___ GIVEN DATA ___

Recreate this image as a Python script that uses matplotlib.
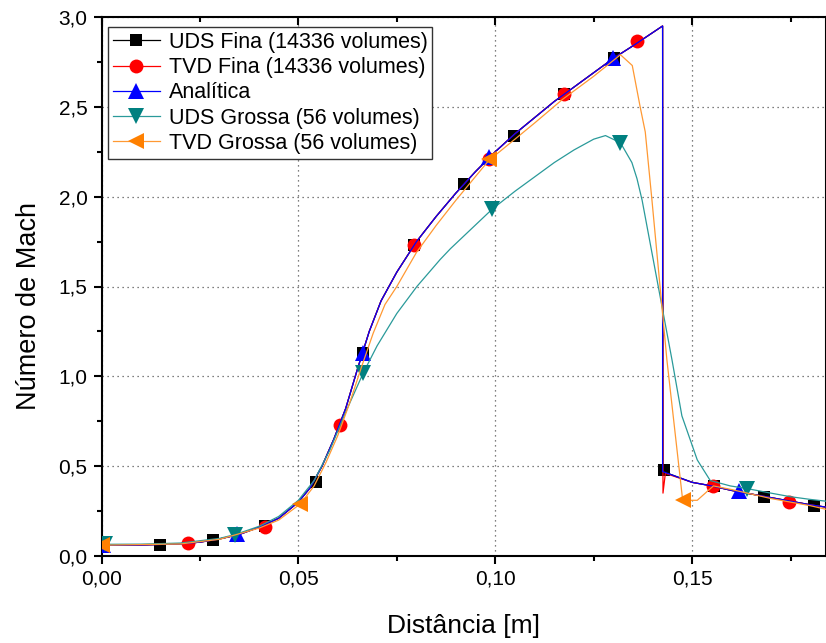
import matplotlib
matplotlib.use("Agg")
import matplotlib.pyplot as plt
from matplotlib.ticker import MultipleLocator, FuncFormatter

plt.rcParams['font.family'] = ['Liberation Sans', 'DejaVu Sans']

# ---------------- data ----------------
# Analytical solution (line)
x_an = [0.0, 0.01, 0.02, 0.025, 0.03, 0.035, 0.04, 0.045, 0.05, 0.053, 0.056, 0.059, 0.062,
        0.065, 0.068, 0.071, 0.075, 0.08, 0.085, 0.09, 0.095, 0.10, 0.105, 0.11, 0.115,
        0.12, 0.125, 0.13, 0.135, 0.1425, 0.1425, 0.15, 0.155, 0.16, 0.165, 0.17, 0.175,
        0.18, 0.184]
m_an = [0.06, 0.061, 0.068, 0.077, 0.095, 0.12, 0.16, 0.21, 0.30, 0.38, 0.50, 0.65, 0.82,
        1.04, 1.25, 1.42, 1.58, 1.75, 1.89, 2.02, 2.14, 2.25, 2.35, 2.44, 2.53,
        2.61, 2.69, 2.77, 2.84, 2.95, 0.47, 0.41, 0.39, 0.365, 0.345, 0.325, 0.305,
        0.285, 0.272]

# UDS fine mesh (line)
x_udsf = [0.0, 0.01, 0.02, 0.025, 0.03, 0.035, 0.04, 0.045, 0.05, 0.053, 0.056, 0.059, 0.062,
          0.065, 0.068, 0.071, 0.075, 0.08, 0.085, 0.09, 0.095, 0.10, 0.105, 0.11, 0.115,
          0.12, 0.125, 0.13, 0.135, 0.1425, 0.1426, 0.15, 0.155, 0.16, 0.165, 0.17, 0.175,
          0.18, 0.184]
m_udsf = [0.06, 0.061, 0.068, 0.077, 0.095, 0.12, 0.16, 0.21, 0.30, 0.38, 0.50, 0.65, 0.82,
          1.04, 1.25, 1.42, 1.58, 1.75, 1.89, 2.02, 2.14, 2.25, 2.35, 2.44, 2.53,
          2.61, 2.69, 2.77, 2.84, 2.95, 0.47, 0.41, 0.39, 0.365, 0.345, 0.325, 0.305,
          0.285, 0.272]

# TVD fine mesh (line)
x_tvdf = [0.0, 0.01, 0.02, 0.025, 0.03, 0.035, 0.04, 0.045, 0.05, 0.053, 0.056, 0.059, 0.062,
          0.065, 0.068, 0.071, 0.075, 0.08, 0.085, 0.09, 0.095, 0.10, 0.105, 0.11, 0.115,
          0.12, 0.125, 0.13, 0.135, 0.1425, 0.1426, 0.1432, 0.15, 0.155, 0.16, 0.165, 0.17,
          0.175, 0.18, 0.184]
m_tvdf = [0.06, 0.061, 0.068, 0.077, 0.095, 0.12, 0.16, 0.21, 0.30, 0.38, 0.50, 0.65, 0.82,
          1.04, 1.25, 1.42, 1.58, 1.75, 1.89, 2.02, 2.14, 2.25, 2.35, 2.44, 2.53,
          2.61, 2.69, 2.77, 2.84, 2.95, 0.35, 0.46, 0.41, 0.39, 0.365, 0.345, 0.325,
          0.305, 0.285, 0.272]

# UDS coarse mesh (line)
x_udsg = [0.0, 0.01, 0.02, 0.03, 0.034, 0.04, 0.045, 0.05, 0.054, 0.058, 0.062, 0.0665,
          0.07, 0.075, 0.0801, 0.086, 0.0886, 0.0992, 0.105, 0.11, 0.115, 0.12, 0.125,
          0.128, 0.1318, 0.1347, 0.136, 0.1373, 0.1449, 0.1474, 0.1513, 0.1546, 0.1597,
          0.164, 0.17, 0.175, 0.18, 0.184]
m_udsg = [0.065, 0.066, 0.072, 0.098, 0.12, 0.165, 0.22, 0.31, 0.42, 0.59, 0.80, 1.02,
          1.17, 1.35, 1.50, 1.65, 1.71, 1.93, 2.03, 2.11, 2.19, 2.26, 2.32,
          2.34, 2.30, 2.19, 2.10, 1.98, 1.09, 0.78, 0.535, 0.42, 0.39,
          0.375, 0.35, 0.33, 0.315, 0.305]

# TVD coarse mesh (line)
x_tvdg = [0.0, 0.02, 0.03, 0.04, 0.045, 0.0505, 0.054, 0.057, 0.060, 0.063, 0.066, 0.069,
          0.072, 0.075, 0.08, 0.085, 0.09, 0.0983, 0.105, 0.11, 0.117, 0.125, 0.1318,
          0.1348, 0.1368, 0.1381, 0.1398, 0.1436, 0.1476, 0.1513, 0.1554, 0.16, 0.165,
          0.17, 0.175, 0.18, 0.184]
m_tvdg = [0.06, 0.067, 0.093, 0.155, 0.20, 0.29, 0.39, 0.52, 0.67, 0.85, 1.05, 1.24,
          1.40, 1.50, 1.69, 1.84, 1.98, 2.20, 2.32, 2.41, 2.54, 2.67, 2.79,
          2.73, 2.50, 2.36, 1.98, 1.09, 0.31, 0.31, 0.39, 0.37, 0.345,
          0.32, 0.30, 0.28, 0.26]

# markers
mk_udsf_x = [0.0149, 0.0284, 0.0416, 0.0545, 0.0665, 0.0793, 0.092, 0.1047, 0.1174, 0.1302,
             0.1429, 0.1556, 0.1683, 0.181]
mk_udsf_y = [0.061, 0.09, 0.165, 0.414, 1.13, 1.73, 2.07, 2.34, 2.57, 2.77,
             0.48, 0.39, 0.33, 0.28]
mk_tvdf_x = [0.022, 0.0416, 0.0606, 0.0793, 0.0983, 0.1174, 0.1361, 0.1554, 0.1747]
mk_tvdf_y = [0.07, 0.16, 0.73, 1.73, 2.21, 2.57, 2.865, 0.39, 0.30]
mk_an_x = [0.0005, 0.0344, 0.0665, 0.0983, 0.130, 0.1618]
mk_an_y = [0.06, 0.12, 1.13, 2.22, 2.77, 0.36]
mk_udsg_x = [0.001, 0.034, 0.0665, 0.0992, 0.1318, 0.164]
mk_udsg_y = [0.065, 0.115, 1.02, 1.93, 2.30, 0.375]
mk_tvdg_x = [0.0, 0.0505, 0.0983, 0.1476]
mk_tvdg_y = [0.06, 0.29, 2.21, 0.31]

labels = ["UDS Fina (14336 volumes)", "TVD Fina (14336 volumes)", "Analítica",
          "UDS Grossa (56 volumes)", "TVD Grossa (56 volumes)"]
xticks = [0.0, 0.05, 0.10, 0.15]
yticks = [0.0, 0.5, 1.0, 1.5, 2.0, 2.5, 3.0]

# ---------------- figure ----------------
fig = plt.figure(figsize=(8.26, 6.43), dpi=100)
ax = fig.add_axes([101.5 / 826, 1 - 556 / 643, (826 - 101.5) / 826, (556 - 17) / 643])

lw = 0.9
series = [
    (x_udsf, m_udsf, mk_udsf_x, mk_udsf_y, 'black', 'black', 's', 8.5),
    (x_tvdf, m_tvdf, mk_tvdf_x, mk_tvdf_y, '#ff0000', '#ff0000', 'o', 10),
    (x_an, m_an, mk_an_x, mk_an_y, '#0000ff', '#0000ff', '^', 11),
    (x_udsg, m_udsg, mk_udsg_x, mk_udsg_y, '#2a9a9a', '#008080', 'v', 11),
    (x_tvdg, m_tvdg, mk_tvdg_x, mk_tvdg_y, '#ff9933', '#ff8000', '<', 11),
]
handles = []
for i, (xl, yl, xm, ym, lc, mc, mk, ms) in enumerate(series):
    z = 3 + i
    ax.plot(xl, yl, color=lc, lw=lw, zorder=z)
    ax.plot(xm, ym, linestyle='none', marker=mk, markersize=ms, color=mc,
            markeredgewidth=0, zorder=z + 0.5)
    h, = ax.plot([], [], color=lc, lw=lw, marker=mk, markersize=ms, markerfacecolor=mc,
                 markeredgewidth=0)
    handles.append(h)

ax.set_xlim(0, 0.184)
ax.set_ylim(0, 3.0)
ax.set_xticks(xticks)
ax.set_yticks(yticks)
ax.xaxis.set_minor_locator(MultipleLocator(0.025))
ax.yaxis.set_minor_locator(MultipleLocator(0.25))
ax.xaxis.set_major_formatter(FuncFormatter(lambda v, p: f"{v:.2f}".replace('.', ',')))
ax.yaxis.set_major_formatter(FuncFormatter(lambda v, p: f"{v:.1f}".replace('.', ',')))

ax.grid(True, which='major', linestyle=(0, (1, 3)), color='#555555', lw=0.9)
ax.set_axisbelow(True)

for s in ax.spines.values():
    s.set_linewidth(1.5)
ax.tick_params(axis='both', which='major', direction='out', length=6, width=1.5,
               labelsize=15, pad=4)
ax.tick_params(axis='both', which='minor', direction='out', length=3.5, width=1.5)
ax.tick_params(axis='both', which='both', top=True, right=True)
# top/right ticks inward
for tick in ax.xaxis.get_major_ticks() + ax.xaxis.get_minor_ticks():
    tick.tick2line.set_marker(3)
for tick in ax.yaxis.get_major_ticks() + ax.yaxis.get_minor_ticks():
    tick.tick2line.set_marker(1)

ax.set_xlabel("Distância [m]", fontsize=19, labelpad=18)
ax.set_ylabel("Número de Mach", fontsize=19.5)
ax.yaxis.set_label_coords(-0.082, 0.464)

leg = ax.legend(handles, labels, loc='upper left', bbox_to_anchor=(108 / 826, 1 - 27 / 643),
                bbox_transform=fig.transFigure, borderaxespad=0, fontsize=15.5,
                frameon=True, fancybox=False, edgecolor='#333333', framealpha=1,
                handlelength=2.2, handletextpad=0.4, labelspacing=0.2, borderpad=0.22)
leg.get_frame().set_linewidth(1.0)
leg.set_zorder(20)

fig.savefig("out.png", dpi=100)
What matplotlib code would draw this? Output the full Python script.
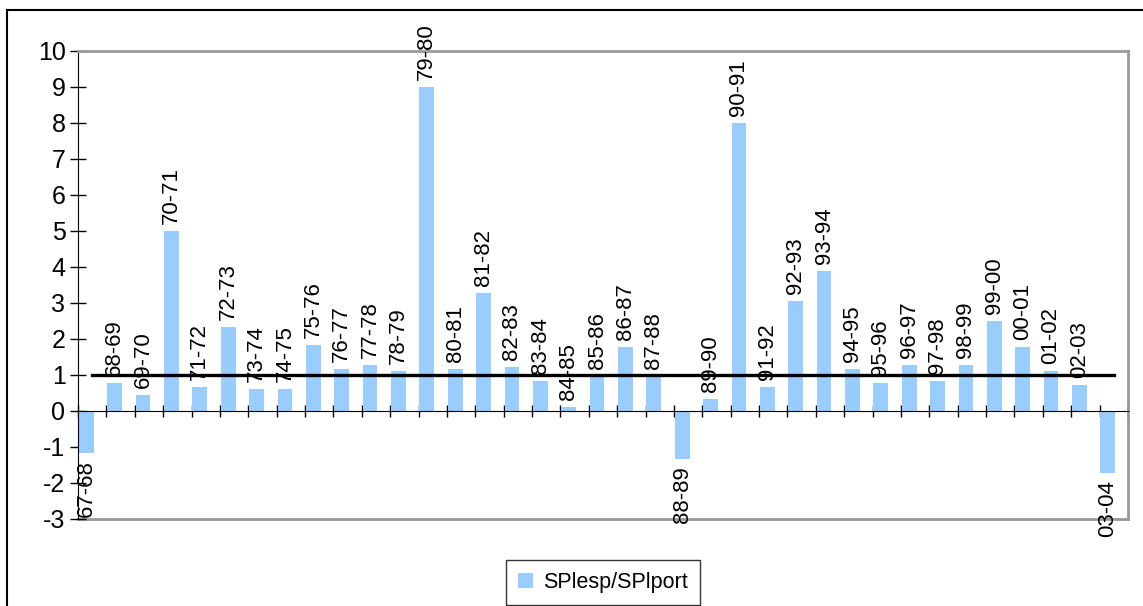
import numpy as np
import matplotlib
matplotlib.use("Agg")
import matplotlib.pyplot as plt
from matplotlib.lines import Line2D

plt.rcParams['font.family'] = ['Liberation Sans', 'DejaVu Sans']
plt.rcParams['axes.unicode_minus'] = False

# data
periods = ["67-68", "68-69", "69-70", "70-71", "71-72", "72-73", "73-74", "74-75",
           "75-76", "76-77", "77-78", "78-79", "79-80", "80-81", "81-82", "82-83",
           "83-84", "84-85", "85-86", "86-87", "87-88", "88-89", "89-90", "90-91",
           "91-92", "92-93", "93-94", "94-95", "95-96", "96-97", "97-98", "98-99",
           "99-00", "00-01", "01-02", "02-03", "03-04"]
ratio = [-1.18, 0.79, 0.44, 5.0, 0.68, 2.34, 0.61, 0.61,
         1.84, 1.17, 1.28, 1.11, 9.0, 1.17, 3.28, 1.22,
         0.83, 0.11, 0.98, 1.78, 0.97, -1.34, 0.33, 8.0,
         0.67, 3.06, 3.89, 1.17, 0.78, 1.28, 0.83, 1.28,
         2.5, 1.78, 1.11, 0.72, -1.73]
reference = [1.0] * len(periods)
series_name = "SPlesp/SPlport"
y_ticks = list(range(-3, 11))

bar_color = "#99CCFF"
x = np.arange(len(periods))

fig = plt.figure(figsize=(11.43, 6.06), dpi=100)
ax = fig.add_axes([78/1143, 87/606, 1050/1143, 468/606])

bars = ax.bar(x - 0.21, ratio, width=0.52, color=bar_color, label=series_name, zorder=2)
ax.plot(x, reference, color="black", lw=2.4, zorder=3)

for xi, v, lab in zip(x, ratio, periods):
    if v >= 0:
        ax.annotate(lab, (xi - 0.21, v), xytext=(0, 5), textcoords="offset points",
                    rotation=90, ha="center", va="bottom", fontsize=16, zorder=4,
                    annotation_clip=False)
    else:
        ax.annotate(lab, (xi - 0.21, v), xytext=(0, -5), textcoords="offset points",
                    rotation=90, ha="center", va="top", fontsize=16, zorder=4,
                    annotation_clip=False)

ax.set_xlim(-0.5, len(periods) - 0.5)
ax.set_ylim(-3, 10)
ax.set_yticks(y_ticks)
ax.tick_params(axis="y", direction="inout", length=12, width=1, labelsize=18, pad=3)
ax.set_xticks(np.arange(-0.5, len(periods)))
ax.tick_params(axis="x", direction="inout", length=9, width=1, labelbottom=False)

ax.spines["bottom"].set_position(("data", 0))
ax.spines["bottom"].set_zorder(5)
for s in ["top", "right"]:
    ax.spines[s].set_color("#999999")
    ax.spines[s].set_linewidth(2)
ax.axhline(-3, color="#999999", lw=2, zorder=1, clip_on=False)

leg = ax.legend(loc="lower center", bbox_to_anchor=(0.5, -0.183), fontsize=15.5,
                frameon=True, fancybox=False, handlelength=0.7, handleheight=0.7,
                handletextpad=0.5, borderpad=0.55, borderaxespad=0)
leg.get_frame().set_edgecolor("black")
leg.get_frame().set_linewidth(1)

# outer chart border (top and left edges visible)
fig.add_artist(Line2D([7/1143, 1.0], [1 - 10/606, 1 - 10/606], color="black", lw=1.5,
                      transform=fig.transFigure))
fig.add_artist(Line2D([7/1143, 7/1143], [0.0, 1 - 10/606], color="black", lw=1.5,
                      transform=fig.transFigure))

fig.savefig("out.png", dpi=100)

___

**EXERCISE BRIEF:**
Above are records; repeat only the lines from the line with "What matplotlib code" through the line with "plt.rcParams['axes.unicode_minus'] = False", and leave pictures out.

**RESPONSE:**
What matplotlib code would draw this? Output the full Python script.
import numpy as np
import matplotlib
matplotlib.use("Agg")
import matplotlib.pyplot as plt
from matplotlib.lines import Line2D

plt.rcParams['font.family'] = ['Liberation Sans', 'DejaVu Sans']
plt.rcParams['axes.unicode_minus'] = False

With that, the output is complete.